Russia’s setbacks in Mali will not immediately translate into a loss of influence. If anything, Moscow has shown a tendency in the past to double down rather than disengage, a trend reinforced by reports that Russia is developing a new logistics hub in Guinea to serve as a gateway to operations in the Sahel.

This won’t be the end for the Malian state, either. JNIM and the FLA are operating under an alliance of convenience, and their long-term political goals have potential to lead to friction and conflict. Much like Mali’s army, these organizations lack the logistical power to maintain control over large swaths of territory, and JNIM’s attention is divided among other operational responsibilities in Burkina Faso and Niger. While more future attacks are possible (if not probable), the possibility of a Taliban-style march on Bamako appears unlikely.
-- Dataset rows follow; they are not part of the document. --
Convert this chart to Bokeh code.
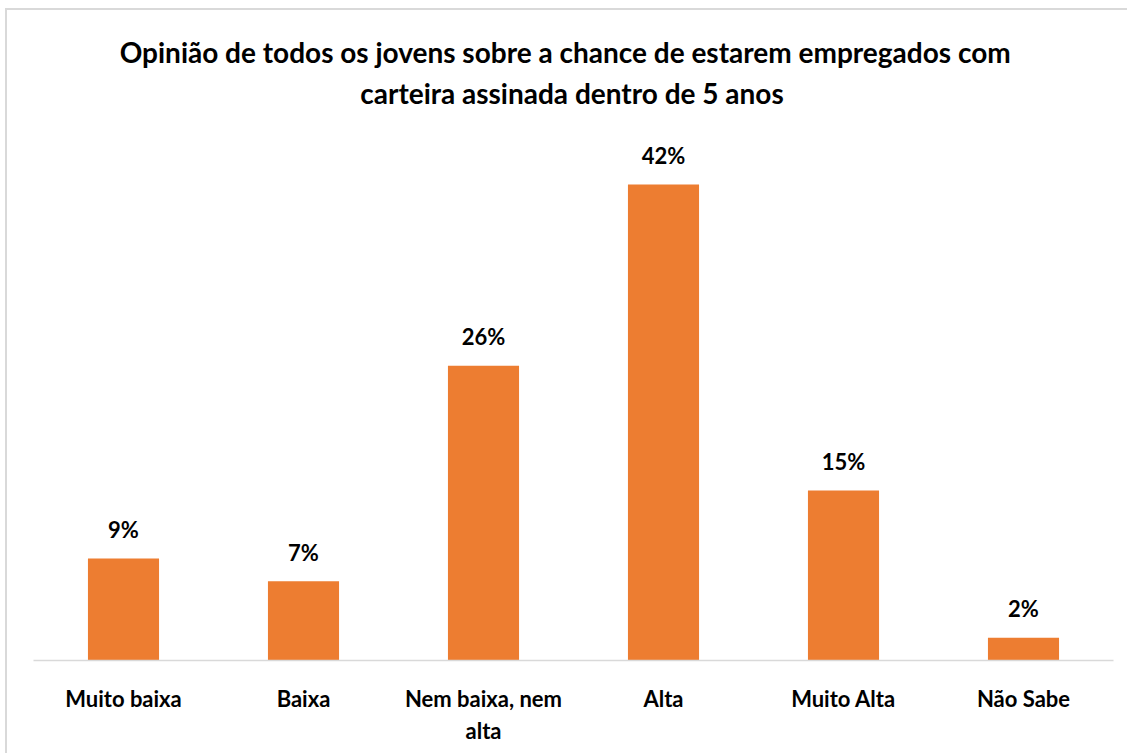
from bokeh.plotting import figure
from bokeh.models import ColumnDataSource, Label, Range1d
from bokeh.core.properties import value
from bokeh.embed import file_html
from bokeh.resources import INLINE

categories = ["Muito baixa", "Baixa", "Nem baixa, nem\nalta", "Alta", "Muito Alta", "Não Sabe"]
values = [9, 7, 26, 42, 15, 2]
labels = ["9%", "7%", "26%", "42%", "15%", "2%"]
title_line1 = "Opinião de todos os jovens sobre a chance de  estarem  empregados com"
title_line2 = "carteira assinada dentro de 5 anos"

FONT = "Lato"
BAR = "#ED7D31"

src = ColumnDataSource(dict(cat=categories, val=values, lab=labels))

p = figure(width=1122, height=745, x_range=categories, y_range=Range1d(0, 57.35),
           output_backend="svg", toolbar_location=None,
           min_border_left=26, min_border_right=16, min_border_bottom=95, min_border_top=0)
p.styles = {"border-left": "2px solid #d9d9d9", "border-top": "2px solid #d9d9d9",
            "margin-left": "5px", "margin-top": "8px"}

p.vbar(x="cat", top="val", width=0.395, source=src, color=BAR, line_color=None)
p.text(x="cat", y="val", text="lab", source=src, text_align="center", text_baseline="alphabetic",
       y_offset=-29, text_font=value(FONT), text_font_style="bold", text_font_size="22px",
       text_color="#000000")

for txt, yy in ((title_line1, 609), (title_line2, 568)):
    p.add_layout(Label(x=538.5, y=yy, x_units="screen", y_units="screen", text=txt,
                       text_align="center", text_baseline="alphabetic", text_font=FONT,
                       text_font_style="bold", text_font_size="28px", text_color="#000000"))

p.yaxis.visible = False
p.xgrid.grid_line_color = None
p.ygrid.grid_line_color = None
p.outline_line_color = None
p.xaxis.axis_line_color = "#d9d9d9"
p.xaxis.axis_line_width = 1.5
p.xaxis.major_tick_line_color = None
p.xaxis.minor_tick_line_color = None
p.xaxis.major_label_standoff = 18
p.xaxis.major_label_text_font = FONT
p.xaxis.major_label_text_font_style = "bold"
p.xaxis.major_label_text_font_size = "22px"
p.xaxis.major_label_text_color = "#000000"
p.x_range.range_padding = 0

open("out.html", "w").write(file_html(p, INLINE))
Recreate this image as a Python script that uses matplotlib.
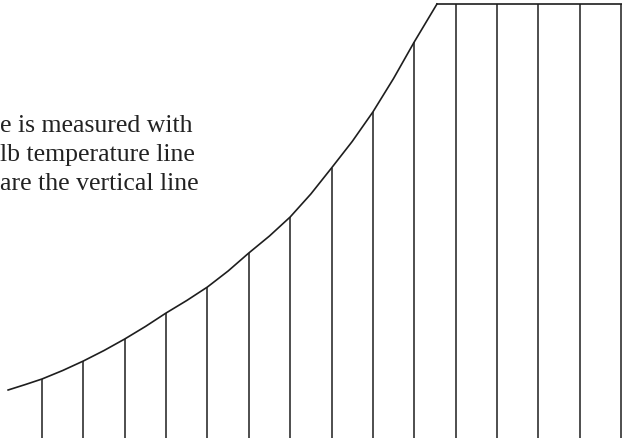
import numpy as np
import matplotlib
matplotlib.use("Agg")
import matplotlib.pyplot as plt

# dry-bulb temperature lines (vertical)
dry_bulb = [0, 5, 10, 15, 20, 25, 30, 35, 40, 45, 50, 55, 60, 65, 70]

# saturation curve (temperature, humidity)
sat_temp = [-4.1, -2, 0, 2.5, 5, 7.5, 10, 12.5, 15, 17.5, 20, 22.5, 25,
            27.5, 30, 32.5, 35, 37.5, 40, 42.5, 45, 47.75]
sat_hum = [4.8, 5.35, 5.9, 6.75, 7.7, 8.75, 9.9, 11.15, 12.5, 13.75, 15.1,
           16.7, 18.5, 20.2, 22.1, 24.4, 27.0, 29.65, 32.6, 35.95, 39.6, 43.4]

# top of the chart, flat after the curve
top_temp = [47.75, 70.2]
top_hum = [43.4, 43.4]

text_lines = ["e is measured with",
              "lb temperature line",
              "are the vertical line"]

ink = "#1e1e1e"

fig = plt.figure(figsize=(6.22, 4.38), dpi=100)
ax = fig.add_axes([0, 0, 1, 1])
ax.set_xlim(-5.08, 70.12)
ax.set_ylim(0, 43.8)
ax.axis("off")

# vertical lines go up to the curve, or the top line past it
all_t = sat_temp + top_temp[1:]
all_h = sat_hum + top_hum[1:]
tops = np.interp(dry_bulb, all_t, all_h)
ax.vlines(dry_bulb, 0, tops, color=ink, lw=1.1)

ax.plot(sat_temp, sat_hum, color=ink, lw=1.2, solid_joinstyle="round")
ax.plot(top_temp, top_hum, color=ink, lw=1.2)

# cut-off caption on the left
baselines = [0.699, 0.632, 0.566]
for s, y in zip(text_lines, baselines):
    fig.text(0.0, y, s, fontsize=18.5, family="Liberation Serif",
             color="#222222", va="baseline", ha="left")

fig.savefig("out.png", dpi=100)
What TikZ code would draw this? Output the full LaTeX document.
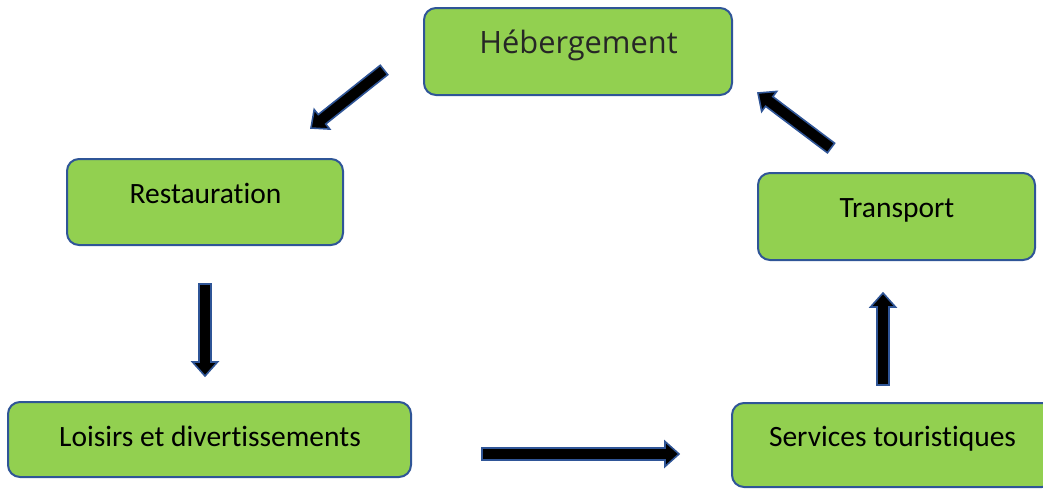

If the Malian Armed Forces perceive Russia’s support as falling short of its core function, frustrations over battlefield losses or shifting operational priorities may begin to surface. These dynamics might not necessarily translate into immediate instability, but they can complicate the very value proposition that underpinned the partnership in the first place. Mali’s troubles reflect the tensions inherent in a flawed security assistance model: Wagner and Africa Corps were intended to be instruments of regime survival, not a genuine counterterrorism solution.

For regional governments, the question isn’t whether Russia remains a partner, but whether its model can address the threats that they face. Partnering with Russian mercenaries was always a risk; the absence of viable alternatives makes an immediate break with Moscow unlikely.

The implications extend well beyond Mali. A worsening security crisis in the Sahel risks accelerating transnational terrorism, deepening humanitarian crises, increasing migratory pressures toward Europe, and threatening West African states and Gulf of Guinea trade routes. More broadly, Mali’s experience raises deeper doubts about the durability of transactional security partnerships in fragile states. The gamble on Russian mercenaries looks increasingly like a bad bet.